Au final, le succès est au rendez-vous : Fidèle Vagabond reçoit de très bonnes critiques de la part des professionnels, tandis que le grand public répond largement présent et apprécie l'oeuvre. Il faut dire qu'un travail remarquable a été accompli pour dresser et filmer le chien, qui est la vraie star du film. La qualité du jeu des acteurs n'est pas en cause, mais aucun d'eux ne ressort vraiment, contrairement au Golden Retriever

 

Le succès de Fidèle Vagabond est tel qu'il convainc les équipes Disney de s'orienter vers la production de films avec des prises de vue modestes, reléguant l'animation au second plan.

 

Il les incite aussi à le sortir à nouveau par deux fois, en 1965 et 1974, soit respectivement 8 et 17 ans après la première parution. À nouveau, le succès est au rendez-vous.

 

Par ailleurs, Fidèle Vagabond fait l'objet d'une adaptation en bande dessinée publiée par Dell, parue une première fois dès 1957 puis une deuxième en 1966.

 

Enfin, Fidèle Vagabond connaît une suite en 1963, intitulée Sam l'intrépide (Savage Sam). Elle aussi correspond en fait au portage à l'écran d'une nouvelle éponyme publiée un an plus tôt par Fred Gipson. Ce dernier sera aussi adapté en bande dessinée et publié en octobre 1974 dans le magazine "Walt Disney Showcase". Enfin, deux courts métrages éducatifs ont été réalisés à l'aide des images du film.

Conclusion

Conclusion

Fidèle Vagabond n'a pas atteint le même niveau de postérité que certains grands classiques Disney comme Peter Pan ou La Belle et le Clochard, mais a au moins marqué la génération du baby boom.

 

Il faut dire qu'il est difficile de ne pas être séduit par cette merveilleuse relation entre un enfant et son chien.

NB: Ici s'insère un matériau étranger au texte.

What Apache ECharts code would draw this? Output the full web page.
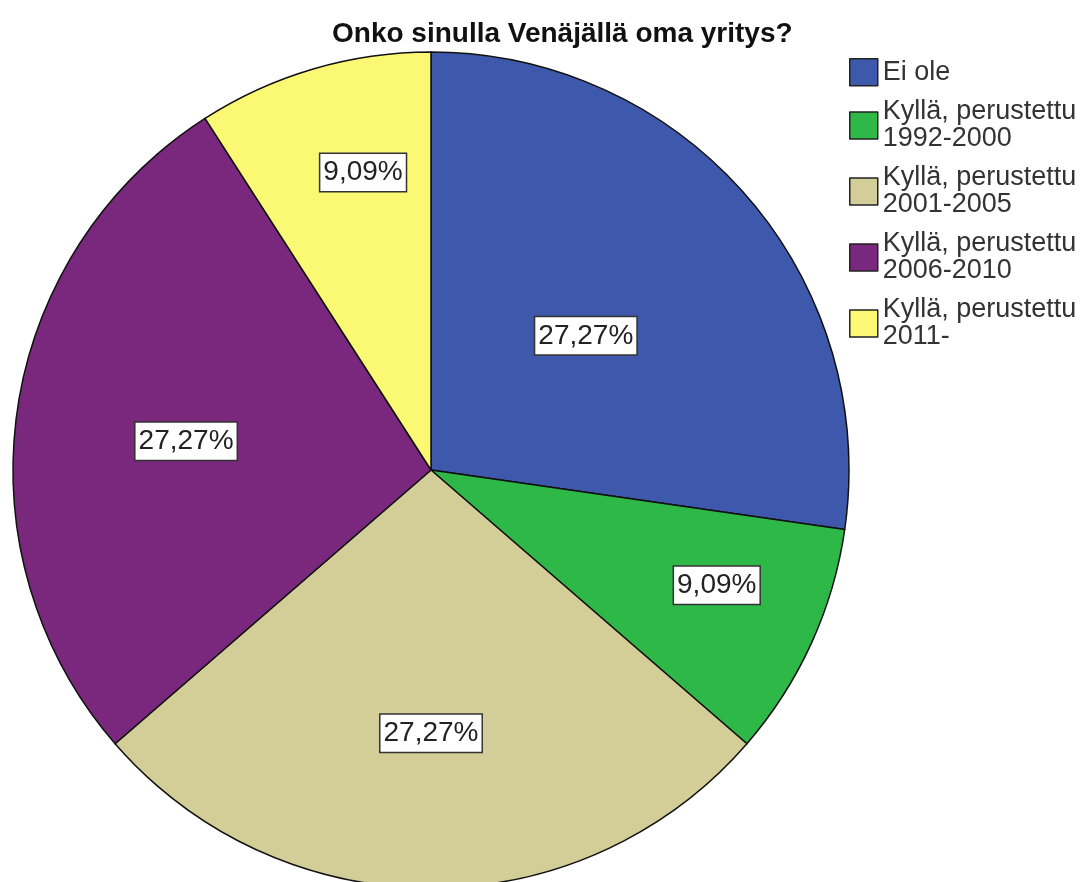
<!DOCTYPE html>
<html>
<head>
<meta charset="utf-8">
<script src="https://cdn.jsdelivr.net/npm/echarts@6/dist/echarts.min.js"></script>
<style>
html,body{margin:0;padding:0;background:#fff;}
#chart{width:1083px;height:882px;}
</style>
</head>
<body>
<div id="chart"></div>
<script>
var titleText = 'Onko sinulla Venäjällä oma yritys?';
var categories = ['Ei ole', 'Kyllä, perustettu 1992-2000', 'Kyllä, perustettu 2001-2005', 'Kyllä, perustettu 2006-2010', 'Kyllä, perustettu 2011-'];
var counts = [3, 1, 3, 3, 1];
var colors = ['#3E58AC', '#2EB848', '#D3CE97', '#7A287D', '#FBF873'];

// label placement per slice, as in the reference (fraction of radius, angle tweak in degrees)
var labelRadiusFactor = [0.49, 0.737, 0.63, 0.59, 0.73];
var labelAngleShift = [0, -2.6, 0, -1.5, 3.5];

var CX = 431, CY = 470, R = 418;
var total = counts.reduce(function (a, b) { return a + b; }, 0);
var midAngles = [];
(function () {
  var acc = 0;
  for (var i = 0; i < counts.length; i++) {
    var a0 = acc / total * 2 * Math.PI;
    acc += counts[i];
    var a1 = acc / total * 2 * Math.PI;
    midAngles.push((a0 + a1) / 2);
  }
})();

var chart = echarts.init(document.getElementById('chart'), null, {renderer: 'canvas'});
chart.setOption({
  animation: false,
  backgroundColor: '#ffffff',
  title: {
    text: titleText,
    left: 332,
    top: 20,
    padding: 0,
    textStyle: {fontFamily: 'Liberation Sans', fontSize: 28, fontWeight: 'bold', color: '#111'}
  },
  legend: {
    orient: 'vertical',
    left: 849,
    top: 58,
    padding: 0,
    itemWidth: 28,
    itemHeight: 27,
    itemGap: 12,
    icon: 'rect',
    selectedMode: false,
    itemStyle: {borderColor: '#222', borderWidth: 1.5},
    formatter: function (name) { return name.replace('perustettu ', 'perustettu\n'); },
    textStyle: {fontFamily: 'Liberation Sans', fontSize: 27, lineHeight: 27, color: '#333'},
    data: categories
  },
  series: [{
    type: 'pie',
    center: [CX, CY],
    radius: [0, R],
    startAngle: 90,
    clockwise: true,
    avoidLabelOverlap: false,
    silent: true,
    emphasis: {disabled: true},
    itemStyle: {borderColor: '#111', borderWidth: 1.5},
    label: {
      show: true,
      position: 'inside',
      formatter: function (p) {
        return (p.value / total * 100).toFixed(2).replace('.', ',') + '%';
      },
      fontFamily: 'Liberation Sans',
      fontSize: 28,
      lineHeight: 30,
      color: '#222',
      backgroundColor: '#ffffff',
      borderColor: '#333',
      borderWidth: 1.5,
      padding: [4, 3, 3, 3]
    },
    labelLine: {show: false},
    labelLayout: function (params) {
      var i = params.dataIndex;
      var f = labelRadiusFactor[i];
      var a = midAngles[i] + labelAngleShift[i] * Math.PI / 180;
      return {
        x: CX + R * f * Math.sin(a),
        y: CY - R * f * Math.cos(a),
        align: 'center',
        verticalAlign: 'middle'
      };
    },
    data: categories.map(function (c, i) {
      return {name: c, value: counts[i], itemStyle: {color: colors[i]}};
    })
  }]
});
</script>
</body>
</html>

En outre, la scène où ce dernier meurt fait partie des plus déchirantes de l'histoire du cinéma.

 

Ce long métrage a aussi un rôle de précurseur : son succès ouvre la voie à de nombreux autres films Disney autour de la relation entre chiens et enfants, même si aucun n'atteint son intensité en termes d'émotions.